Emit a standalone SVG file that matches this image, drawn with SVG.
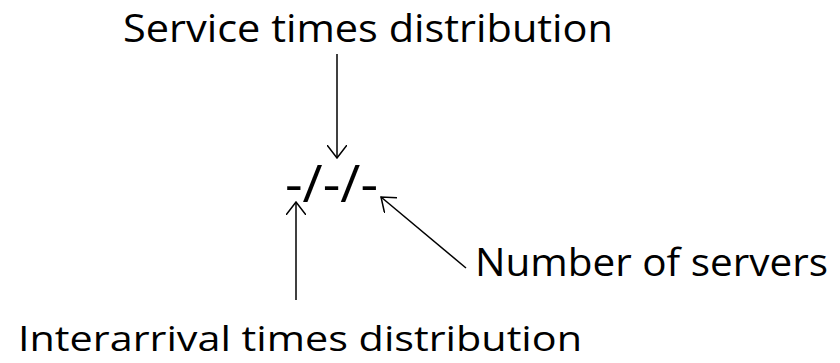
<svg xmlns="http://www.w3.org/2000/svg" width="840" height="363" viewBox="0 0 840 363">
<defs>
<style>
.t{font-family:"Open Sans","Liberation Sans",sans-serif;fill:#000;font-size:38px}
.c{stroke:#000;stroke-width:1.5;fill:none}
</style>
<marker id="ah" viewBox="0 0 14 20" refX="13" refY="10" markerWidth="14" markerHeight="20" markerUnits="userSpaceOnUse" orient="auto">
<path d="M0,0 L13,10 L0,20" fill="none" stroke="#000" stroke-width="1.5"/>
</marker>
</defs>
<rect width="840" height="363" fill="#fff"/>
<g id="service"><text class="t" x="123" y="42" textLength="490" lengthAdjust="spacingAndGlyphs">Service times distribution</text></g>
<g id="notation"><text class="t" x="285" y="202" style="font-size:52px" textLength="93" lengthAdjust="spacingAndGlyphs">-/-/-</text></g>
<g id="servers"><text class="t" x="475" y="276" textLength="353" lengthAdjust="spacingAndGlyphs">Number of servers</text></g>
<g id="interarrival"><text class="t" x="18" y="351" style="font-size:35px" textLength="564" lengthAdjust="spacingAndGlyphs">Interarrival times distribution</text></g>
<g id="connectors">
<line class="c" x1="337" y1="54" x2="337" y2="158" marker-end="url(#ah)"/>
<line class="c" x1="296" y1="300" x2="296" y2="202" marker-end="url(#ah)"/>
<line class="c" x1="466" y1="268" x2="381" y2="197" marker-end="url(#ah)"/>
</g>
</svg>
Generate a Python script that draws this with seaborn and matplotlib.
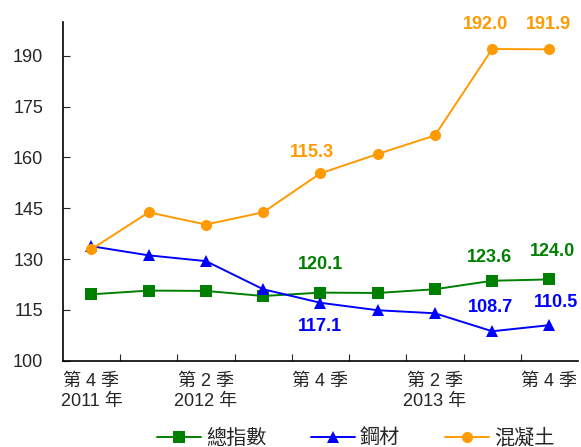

**Aim of the task**
Give every line above again exactly, with no pictures.

**Written solution**
Emit a standalone SVG file that matches this image, drawn with SVG.
<svg xmlns="http://www.w3.org/2000/svg" width="840" height="363" viewBox="0 0 840 363">
<defs>
<style>
.t{font-family:"Open Sans","Liberation Sans",sans-serif;fill:#000;font-size:38px}
.c{stroke:#000;stroke-width:1.5;fill:none}
</style>
<marker id="ah" viewBox="0 0 14 20" refX="13" refY="10" markerWidth="14" markerHeight="20" markerUnits="userSpaceOnUse" orient="auto">
<path d="M0,0 L13,10 L0,20" fill="none" stroke="#000" stroke-width="1.5"/>
</marker>
</defs>
<rect width="840" height="363" fill="#fff"/>
<g id="service"><text class="t" x="123" y="42" textLength="490" lengthAdjust="spacingAndGlyphs">Service times distribution</text></g>
<g id="notation"><text class="t" x="285" y="202" style="font-size:52px" textLength="93" lengthAdjust="spacingAndGlyphs">-/-/-</text></g>
<g id="servers"><text class="t" x="475" y="276" textLength="353" lengthAdjust="spacingAndGlyphs">Number of servers</text></g>
<g id="interarrival"><text class="t" x="18" y="351" style="font-size:35px" textLength="564" lengthAdjust="spacingAndGlyphs">Interarrival times distribution</text></g>
<g id="connectors">
<line class="c" x1="337" y1="54" x2="337" y2="158" marker-end="url(#ah)"/>
<line class="c" x1="296" y1="300" x2="296" y2="202" marker-end="url(#ah)"/>
<line class="c" x1="466" y1="268" x2="381" y2="197" marker-end="url(#ah)"/>
</g>
</svg>
Generate a Python script that draws this with seaborn and matplotlib.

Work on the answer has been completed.